Dragons Across the Water

The boats skim smoothly across the water as a drummer sets the cadence. Oars push the boat headlong through the water at speeds exceeding four meters per second. Over the past 2000 years, Dragon Boat Racing has spread across the world.

Hidden in legend and folklore is the origin of the race, but the common tale is the tragic legend of Qu Yuan (c. 340 to 278 B.C.) born in China during a time of great political changes. He was well liked by the people and, at one time, was a minister to the king. After falling from favor, he was expelled from his position. He wandered the countryside writing poetry and lamenting the state of his home.
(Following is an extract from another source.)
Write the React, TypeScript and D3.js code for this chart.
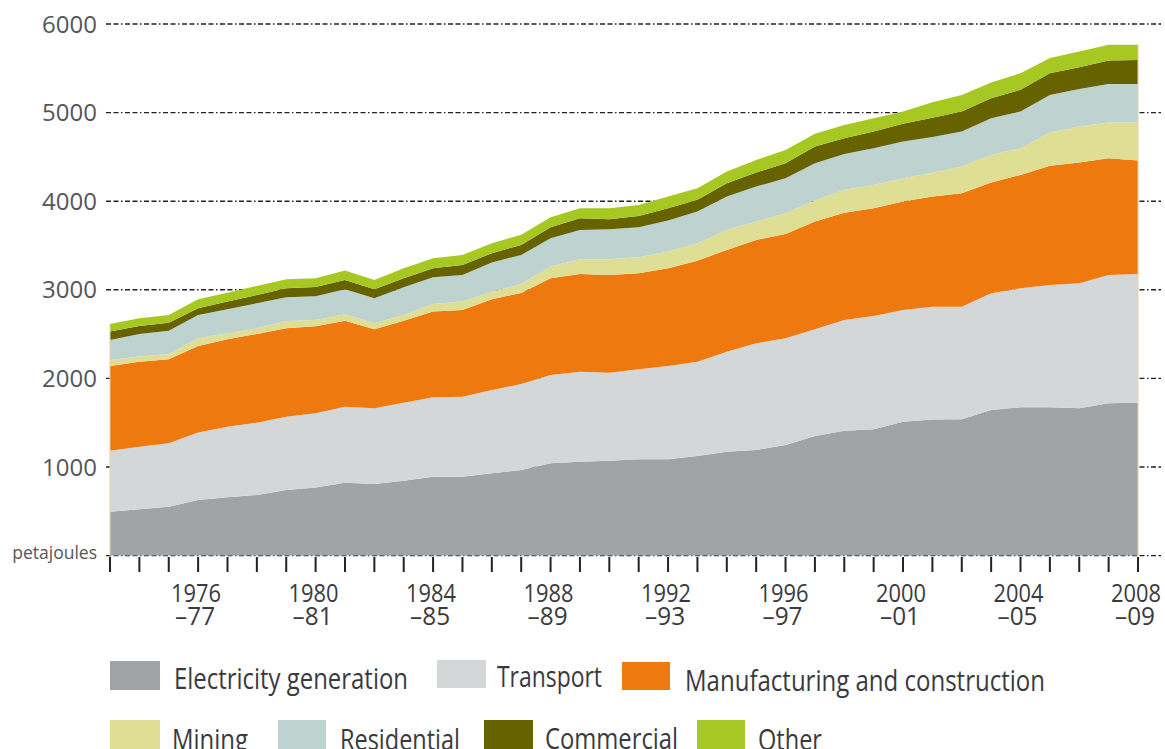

His despair grew to a point that he could no longer go on, and, while grasping a large rock, he threw himself into the Mi Lo River and drowned. In a desperate attempt to prevent the fish from consuming his body, the people raced out to the spot Qu Yuan vanished and began hitting the water with their oars and throwing glutinous rice balls into the water.

Since this tragic beginning, the Tuen Ng Festival (held on the fifth day of the fifth lunar month) has become a riotous event. In Hong Kong, it is a national holiday rivaled only by the New Year. Dragon Boating events have been held throughout China and South East Asia for over 2000 years, and have spread through the rest of the world like wildfire in a short 20 years. The 4th International Dragon Boat Race held in Philadelphia, PA hosted over 2,000 participants from 22 countries.

Each boating team is made of 20 members sitting in pairs including a drummer and a steersman. The drummer beats the pace for the oarsmen and women. Dipping their oars into the water with precision and timing will bring the team to the finish line in less than 3 minutes on a 650-meter course.

Designed in the form of a dragon, each boat has a head at the bow and a tail at the stern. They range in size from 12 to 27 meters in length (most today are 12 meters) and weigh over 1500 pounds. The head and tail are attached to each hull only during the festival, and kept out of the weather the rest of the year. Once attached, a Taoist Priest awakens the dragon by dotting its eyes with red paint. All the while, firecrackers explode and incense burns insuring the blessing of the Gods.

On shore, patrons cheer each team on while feasting on Zongzi. Zongzi is a traditional dish representative of the rice balls that the people threw into the river to distract the fish from Qu Yuan’s body. It is made of glutinous rice, ham, beans, bean paste, and vegetables, all wrapped in bamboo leaves.

Dragon Boat Racing is an event to see first hand. To witness this tradition is to see two thousand years of history come to life.